Federn für Thermo-Verpackungen
Pluumo heißt das weltweit erste Verpackungsmittel auf Basis von Federn – entwickelt vom Londonder Start-up Aeropowder. Das Unternehmen suchte nach einem natürlichen Material, das eine geringe Wärmeleitfähigkeit aufweist und nicht wie Styropor extra aufwändig produziert werden muss. Dabei stieß es auf Federn, die als Nebenprodukt der Geflügelindustrie abfallen. Pluumo kann für den Transport von gekühlten Lebensmitteln eingesetzt werden und hat laut Aeropowder bessere Dämmeigenschaften als Styropor.

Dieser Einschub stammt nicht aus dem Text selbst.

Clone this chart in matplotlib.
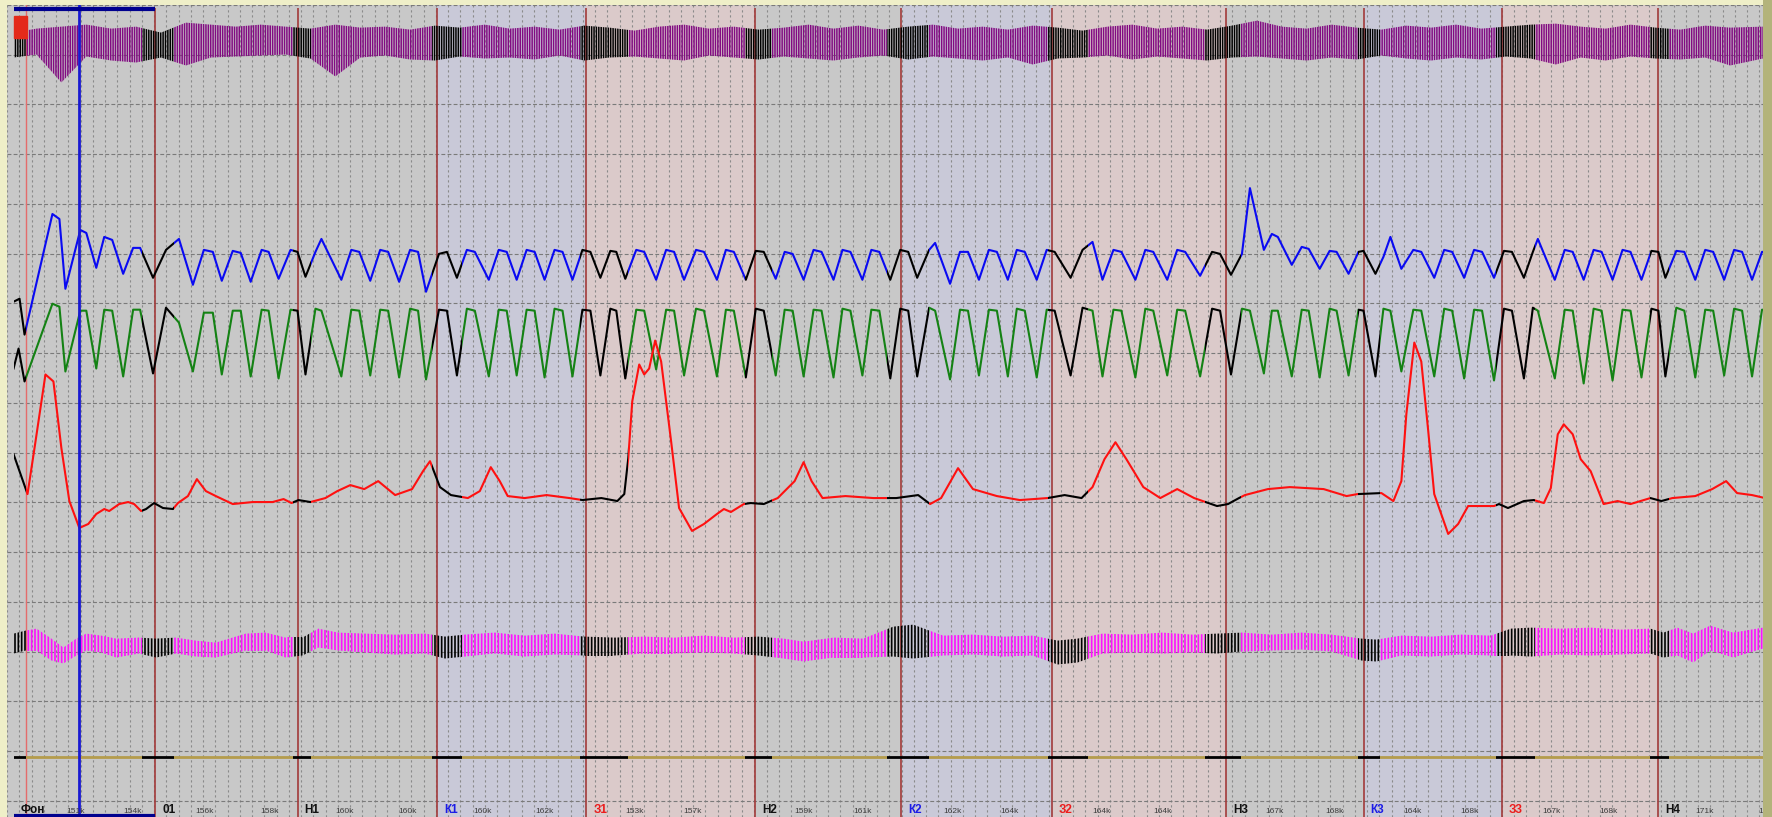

Darüber hinaus nehmen die Thermo-Verpackungen aus Federn wenig Platz ein und saugen Kondenswasser auf, das durch Kühlelemente entstehen kann. Auch bei schwankenden Temperaturen kühlt Pluumo die Transportgüter zuverlässig.
Pilze statt Plastik
Styropor ist alles andere als umweltfreundlich. Es besteht aus dem Kunststoff Polystyrol, das aus Erdöl gewonnen wird und nicht verrottet. Das Berliner Biotech-Start-up Fungtion tüftelt an einer nachhaltigen Alternative aus Pilzen. Dabei wird aus Pilmyzel, der Wurzelstruktur der Pilze und Agrarreststoffen aus dem Berliner Umland ein stoßabsorbierendes, wasserabweisendes und leichtes Material kreiert. Die Pilze wachsen in wenigen Tagen, die spätere Verpackung ist vollständig kompostierbar kann sogar als Blumenerde verwendet werden. Das US-amerikanische Unternehmen Ecovative fertigt bereits seit über zehn Jahren Verpackungen aus Pilzfasern für den Lebensmittelversand. Das sogenannte MycoComposite ist ein kompostierbares Verpackungsmaterial, bestehend aus Hanfschale und Myzel.